The Finance Curse is the reason I will not achieve my 2019 GoodReads Reading Challenge of 200 books, but it was worth it. This is a very detailed review of the myriad ways the finance industry is undermining democracy, good government, and the economy. It is a well-known truism that resource-dependent economies enrich those in power, impoverish the rest, and tend toward authoritarianism. Russia and its oligarchy are a perfect example of a petrostate of corruption and authoritarian rule by corrupt leaders. Nicholas Shaxson makes the argument that this happens in countries whose economices are dominated by finance as well and he proves his point.
So what happens to economies that become financialized. The finance, insurance, and real estate economic sectors explode, this is where finance happens, not in manufacturing. The point of finance becomes extracting value, not creating it. Companies are bought to take on debt, have their assets stripped, their employees laid off, and then allowed to go bankrupt. Asset mining is more profitable than making things. Worse, the ideology of finance become internalized in the culture, so people nod approvingly while their pockets are picked.

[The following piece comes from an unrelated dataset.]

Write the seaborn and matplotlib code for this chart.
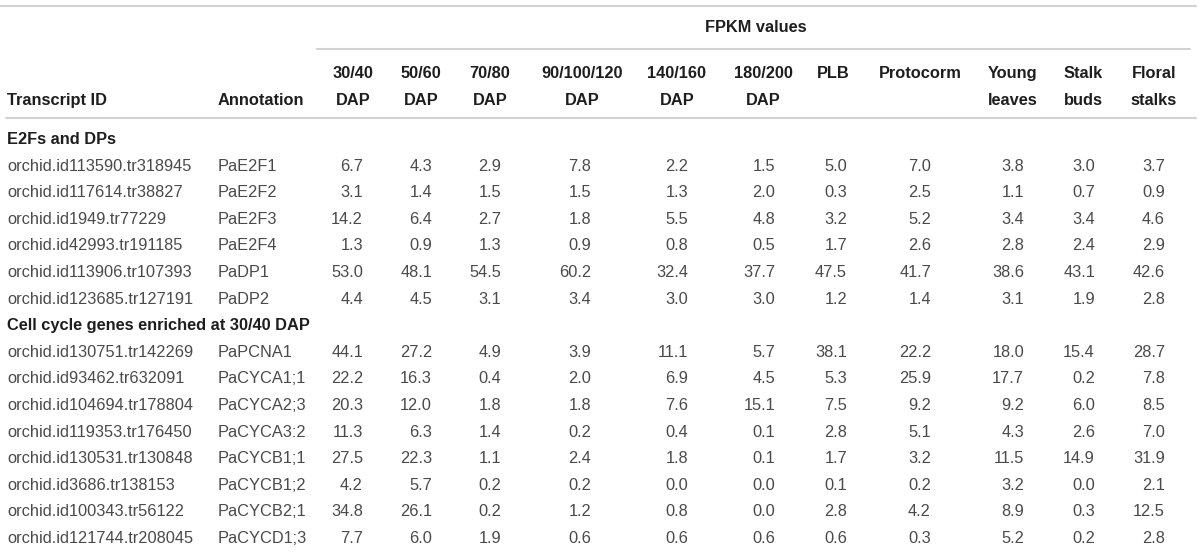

Shaxon meticulously documents how finance became such an international juggernaut and how it has completely gutted many industries, shuttering newspapers and family farms along the way. It seems they will roll through industry after industry, cannibalizing the productive side of the economy to feed the greed of financiers whose hunger for wealth is infinite.
I think The Finance Curse is one of those important books everyone who cares about democracy should read. I also think few will invest the time. I am a fast reader and it took me two weeks to read this. While nearly a fourth of its 384 pages are footnotes, the prose is dense with detail. Then it is also so depressing that I had to put it down after each chapter to shake off the despair.
What makes it even more despairing is that so little of the book is devoted to ways to address the plague of financialization and the suggestions are weak sauce. Campaign finance reform is offered as this unversal panacea, but fighting financialization requires far more than getting money out of politics.
Financialization is a cultural blight. An entire section of every major newspaper devotes itself to the business of finance with the premise that what’s good for finance is good for the country. There is no such attention for labor or industry. Finance is the be all and end all of the economy. The health of Wall Street is proof the economy is working even though wages are stagnant, bankruptcies increase, and homelessness is rampant. How the country serves the needs of finance has become more important than how it serves the people, not just to the government, but to the public. Farmers who have declared bankruptcy still think the economy must be good because the Dow broke a new record. Finance has not just captured the government and the economy, it has captured the culture. We need cultural weapons to fight a cultural cancer.
I received a copy of The Finance Curse from the publisher through Edelweiss.